In June 2019, Channel grantee partner World Pulse released a report on Women, Peace and Security. The report is a culmination of crowdsourced stories, experiences, and expertise of women across the world that are democratizing peacebuilding and security efforts. In partnership with Our Secure Future and the Women’s Alliance for Security Leadership – ICAN, World Pulse collected women’s voices to shed light on what peace and security means to those who are most immediately impacted by it. The report highlights the data gleaned from a global survey of nearly 350 women in addition to 150 World Pulse members who shared personal narratives on WorldPulse.com.

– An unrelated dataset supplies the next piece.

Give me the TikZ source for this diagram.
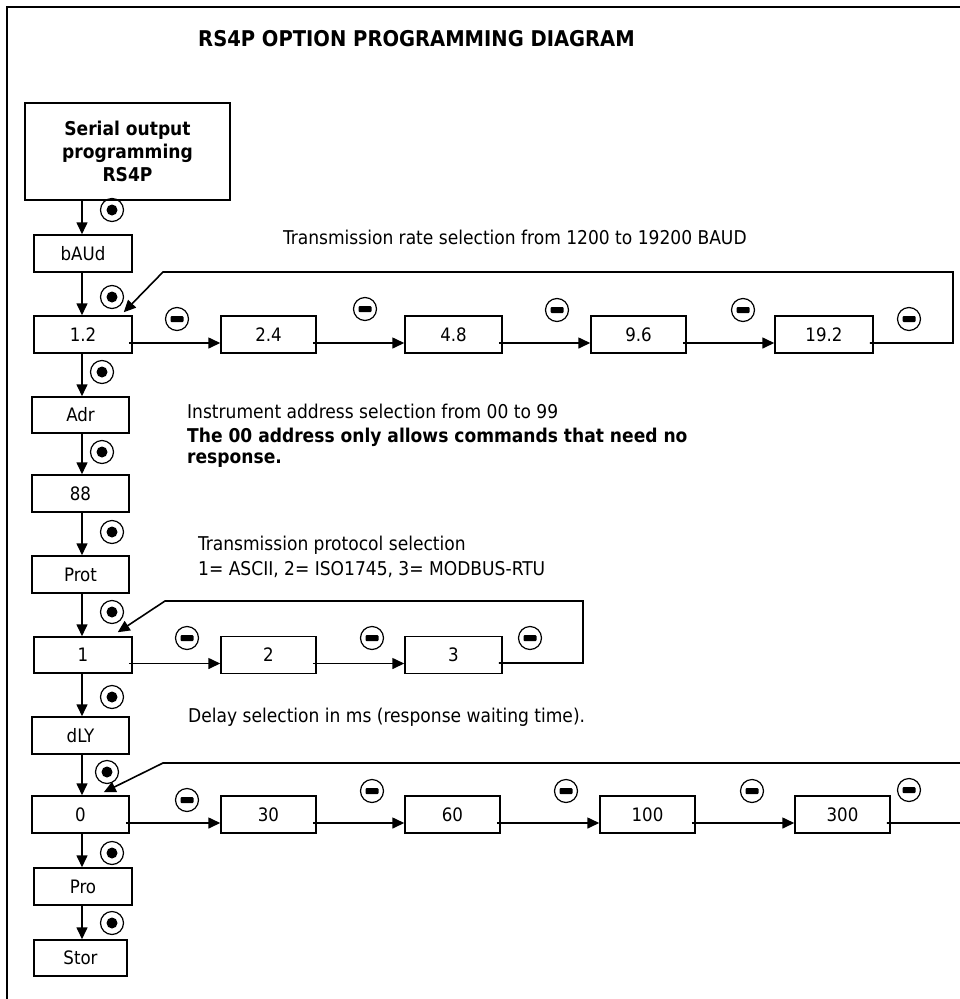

The report shares the ways women are redefining security by highlighting their security concerns and priorities, their accounts of how violence affects their lives, and their recommendations for including more women in security efforts.

To read the full study—which includes the findings, as well as women’s recommendations for addressing security issues and three full length stories from featured storytellers—download the report.

Several organizations and funders are realizing the importance of women’s involvement in peace and security processes. The Institute for Inclusive Security, former Ambassador Swanee Hunt’s organization, found “when women are included in negotiations, the agreement is 35% more likely to endure for at least 15 years. But only 9% of negotiators and 4% of signatories at official peace talks are women. When critical decisions are made—about security, governance, justice, and more—half the population is left out.”

In addition, Channel grantee partners Women Cross DMZ and Women’s International League for Peace and Freedom (WILPF), along with the Nobel Women’s Initiative, highlights the following in their work on the Korea Peace Now Campaign:

Why do women need to be involved in the Korea peace process?

From Liberia to Northern Ireland, women have been instrumental in making peace agreements.

Research shows that the participation of civil society groups, including women’s organizations, makes a peace agreement 64 percent less likely to fail. Including women’s equal participation and full involvement in peace agreements is also a commitment of both UN Security Council Resolution 1325 and the U.S.’s Women, Peace and Security Act of 2017, which recognize the crucial role that women play in conflict prevention, management, and resolution.

But it’s not because of gender that many women are powerful peacemakers; it’s because they are advocates of feminist peace. Feminist peacebuilders believe that dialogue and cooperation, not weapons and sanctions, are the most effective routes toward creating genuine, long-lasting peace and security for all people.”